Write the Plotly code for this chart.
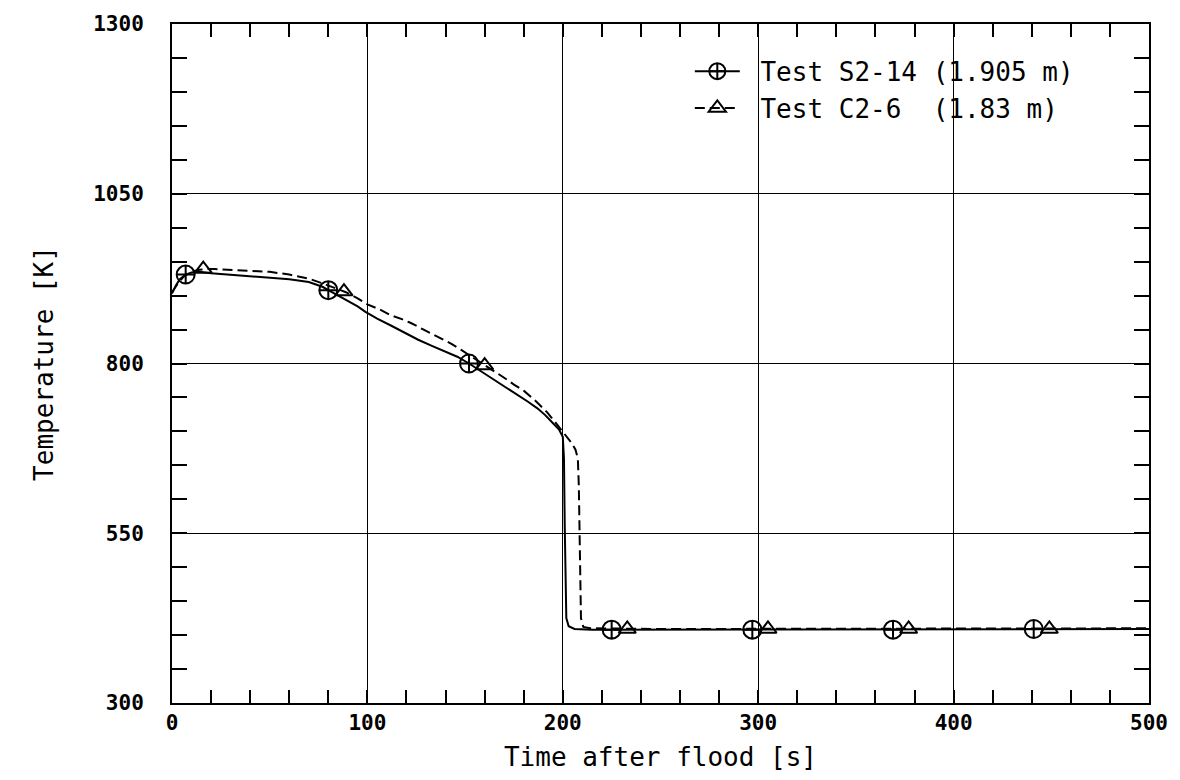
import plotly.graph_objects as go

# ---- data ----
s2_t = [0, 2, 4, 7, 10, 14, 20, 30, 40, 50, 60, 70, 77, 80, 85, 90, 95, 99, 105, 112,
        119, 126, 133, 140, 146, 152, 158, 163, 170, 176, 182, 187, 191, 195, 198, 200,
        200.6, 201, 201.3, 201.8, 203, 206, 215, 250, 280, 320, 360, 400, 440, 470, 500]
s2_T = [903, 915, 924, 931, 934, 935, 933, 931, 929, 927, 924, 920, 913, 908, 900, 893, 884, 876, 866, 856,
        845, 835, 826, 817, 810, 800, 789, 780, 766, 755, 744, 734, 724, 712, 703, 692,
        660, 560, 470, 425, 413, 409, 408, 408, 409, 408, 408, 409, 409, 408, 409]

c2_t = [0, 3, 6, 10, 14, 17, 22, 30, 40, 50, 60, 70, 78, 84, 89, 95, 100, 106, 112, 118,
        122, 128, 133, 138, 143, 148, 154, 160, 165, 170, 175, 180, 186, 192, 196, 199.5,
        202, 204.5, 206.5, 207.7, 208.2, 208.5, 208.8, 209.3, 210.5, 214, 250, 300, 350, 400, 450, 500]
c2_T = [905, 918, 928, 935, 938, 939, 939, 938, 937, 935, 931, 925, 917, 911, 905, 896, 887, 880, 871, 865,
        860, 851, 844, 837, 829, 820, 809, 797, 788, 779, 769, 760, 745, 728, 714, 701,
        692, 683, 673, 660, 620, 540, 470, 425, 412, 410, 409, 409, 409, 410, 409, 410]

s2_mark_t = [7, 80, 152, 225, 297, 369, 441]
s2_mark_T = [931, 908, 800, 408, 408, 408, 409]
c2_mark_t = [16, 88, 160, 233, 305, 377, 449]
c2_mark_T = [939, 906, 797, 409, 409, 409, 409]

x_ticks = [0, 100, 200, 300, 400, 500]
y_ticks = [300, 550, 800, 1050, 1300]

names = ["Test S2-14 (1.905 m)", "Test C2-6  (1.83 m)"]

TXT = "DejaVu Sans Mono"
DASH = "10px,5px"

fig = go.Figure()

# curves
fig.add_trace(go.Scatter(x=s2_t, y=s2_T, mode="lines", showlegend=False,
                         line=dict(color="black", width=2)))
fig.add_trace(go.Scatter(x=c2_t, y=c2_T, mode="lines", showlegend=False,
                         line=dict(color="black", width=2, dash=DASH)))
# markers
fig.add_trace(go.Scatter(x=s2_mark_t, y=s2_mark_T, mode="markers", showlegend=False,
                         marker=dict(symbol="circle-cross-open", size=18, color="black",
                                     line=dict(color="black", width=2))))
fig.add_trace(go.Scatter(x=c2_mark_t, y=c2_mark_T, mode="markers", showlegend=False,
                         marker=dict(symbol="triangle-up-open", size=15, color="black",
                                     line=dict(color="black", width=2))))
# legend entries (leading space gives the gap between symbol and text)
fig.add_trace(go.Scatter(x=[None], y=[None], mode="lines+markers", name="\u00a0" + names[0],
                         line=dict(color="black", width=2),
                         marker=dict(symbol="circle-cross-open", size=18, color="black",
                                     line=dict(color="black", width=2))))
fig.add_trace(go.Scatter(x=[None], y=[None], mode="lines+markers", name="\u00a0" + names[1],
                         line=dict(color="black", width=2, dash=DASH),
                         marker=dict(symbol="triangle-up-open", size=15, color="black",
                                     line=dict(color="black", width=2))))

# white patch behind legend hiding gridlines
fig.add_shape(type="rect", xref="paper", yref="paper", x0=0.53, x1=0.95, y0=0.8, y1=1.0,
              fillcolor="white", line=dict(width=0), layer="between")

fig.update_layout(
    width=1180, height=780,
    margin=dict(l=172, r=25, t=20, b=77),
    paper_bgcolor="white", plot_bgcolor="white",
    font=dict(family=TXT, color="black", size=21),
    legend=dict(x=0.53, y=0.965, xanchor="left", yanchor="top",
                bgcolor="rgba(0,0,0,0)", borderwidth=0,
                font=dict(family=TXT, size=26), itemwidth=45,
                tracegroupgap=4),
)

fig.update_xaxes(
    range=[0, 500], tickvals=x_ticks, ticktext=[str(v) for v in x_ticks],
    showline=True, linecolor="black", linewidth=2, mirror="ticks",
    ticks="inside", ticklen=13, tickwidth=1.5, tickcolor="black",
    showgrid=True, gridcolor="black", gridwidth=1,
    zeroline=False,
    minor=dict(dtick=20, ticks="inside", ticklen=13, tickwidth=1.5, tickcolor="black", showgrid=False),
    tickfont=dict(family=TXT, size=21, weight="bold"),
    title=dict(text="Time after flood [s]", font=dict(family=TXT, size=26), standoff=14),
)
fig.update_yaxes(
    range=[300, 1300], tickvals=y_ticks, ticktext=[str(v) for v in y_ticks],
    showline=True, linecolor="black", linewidth=2, mirror="ticks",
    ticks="inside", ticklen=15, tickwidth=1.5, tickcolor="black",
    showgrid=True, gridcolor="black", gridwidth=1,
    zeroline=False,
    minor=dict(dtick=50, ticks="inside", ticklen=15, tickwidth=1.5, tickcolor="black", showgrid=False),
    tickfont=dict(family=TXT, size=21, weight="bold"),
    ticklabelstandoff=22,
    title=dict(text="Temperature [K]", font=dict(family=TXT, size=26), standoff=32),
)

fig.write_html("out.html")
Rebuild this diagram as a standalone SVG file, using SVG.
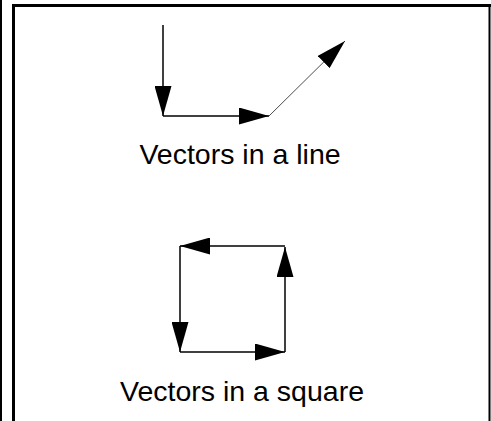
<svg xmlns="http://www.w3.org/2000/svg" width="491" height="421" viewBox="0 0 491 421">
<defs>
<style>
.frame{fill:none;stroke:#000}
.vec{fill:none;stroke:#000;stroke-width:1.5}
.thin{fill:none;stroke:#000;stroke-width:0.7}
.lbl{font-family:"Liberation Sans",Arial,sans-serif;font-size:28.5px;fill:#000;text-anchor:middle}
</style>
<marker id="ah" viewBox="0 0 30 17" refX="30" refY="8.5" markerWidth="30" markerHeight="17" markerUnits="userSpaceOnUse" orient="auto">
<path d="M0,0 L30,8.5 L0,17 z" fill="#000"/>
</marker>
</defs>
<rect width="491" height="421" fill="#fff"/>
<g id="frame">
<line class="frame" x1="1" y1="0" x2="1" y2="421" stroke-width="2"/>
<path class="frame" d="M13.5,421 V5.5 H491" stroke-width="3"/>
<line class="frame" x1="489.5" y1="5" x2="489.5" y2="421" stroke-width="2"/>
</g>
<g id="connectors">
<g id="line-vectors">
<line class="vec" x1="163" y1="25" x2="163" y2="116" marker-end="url(#ah)"/>
<line class="vec" x1="163" y1="116" x2="269" y2="116" marker-end="url(#ah)"/>
<line class="thin" x1="269" y1="116" x2="345" y2="41" marker-end="url(#ah)"/>
</g>
<g id="square-vectors">
<line class="vec" x1="285" y1="246" x2="180" y2="246" marker-end="url(#ah)"/>
<line class="vec" x1="180" y1="246" x2="180" y2="352" marker-end="url(#ah)"/>
<line class="vec" x1="180" y1="352" x2="285" y2="352" marker-end="url(#ah)"/>
<line class="vec" x1="285" y1="352" x2="285" y2="247" marker-end="url(#ah)"/>
</g>
</g>
<g id="label-line"><text class="lbl" x="240" y="164">Vectors in a line</text></g>
<g id="label-square"><text class="lbl" x="242" y="401">Vectors in a square</text></g>
</svg>
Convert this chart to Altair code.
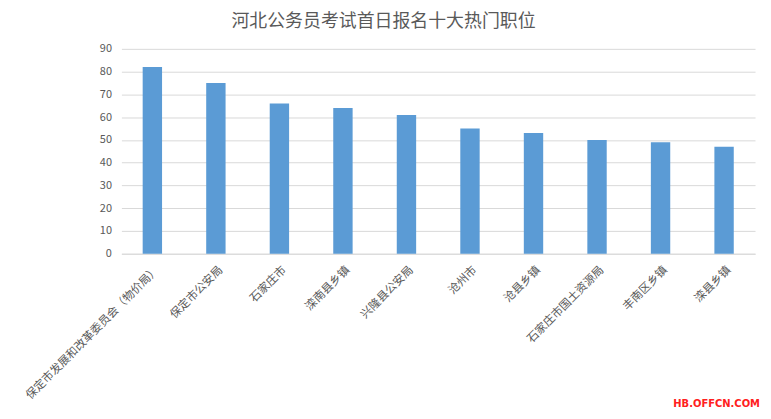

###

- **What is needed**
Beginning at the line that contains "Rebuild this diagram", retype each line of the data above through the very last one. Do not retype the pictures.

- **Reply to the exercise**
Rebuild this diagram as a standalone SVG file, using SVG.
<svg xmlns="http://www.w3.org/2000/svg" width="491" height="421" viewBox="0 0 491 421">
<defs>
<style>
.frame{fill:none;stroke:#000}
.vec{fill:none;stroke:#000;stroke-width:1.5}
.thin{fill:none;stroke:#000;stroke-width:0.7}
.lbl{font-family:"Liberation Sans",Arial,sans-serif;font-size:28.5px;fill:#000;text-anchor:middle}
</style>
<marker id="ah" viewBox="0 0 30 17" refX="30" refY="8.5" markerWidth="30" markerHeight="17" markerUnits="userSpaceOnUse" orient="auto">
<path d="M0,0 L30,8.5 L0,17 z" fill="#000"/>
</marker>
</defs>
<rect width="491" height="421" fill="#fff"/>
<g id="frame">
<line class="frame" x1="1" y1="0" x2="1" y2="421" stroke-width="2"/>
<path class="frame" d="M13.5,421 V5.5 H491" stroke-width="3"/>
<line class="frame" x1="489.5" y1="5" x2="489.5" y2="421" stroke-width="2"/>
</g>
<g id="connectors">
<g id="line-vectors">
<line class="vec" x1="163" y1="25" x2="163" y2="116" marker-end="url(#ah)"/>
<line class="vec" x1="163" y1="116" x2="269" y2="116" marker-end="url(#ah)"/>
<line class="thin" x1="269" y1="116" x2="345" y2="41" marker-end="url(#ah)"/>
</g>
<g id="square-vectors">
<line class="vec" x1="285" y1="246" x2="180" y2="246" marker-end="url(#ah)"/>
<line class="vec" x1="180" y1="246" x2="180" y2="352" marker-end="url(#ah)"/>
<line class="vec" x1="180" y1="352" x2="285" y2="352" marker-end="url(#ah)"/>
<line class="vec" x1="285" y1="352" x2="285" y2="247" marker-end="url(#ah)"/>
</g>
</g>
<g id="label-line"><text class="lbl" x="240" y="164">Vectors in a line</text></g>
<g id="label-square"><text class="lbl" x="242" y="401">Vectors in a square</text></g>
</svg>
Convert this chart to Altair code.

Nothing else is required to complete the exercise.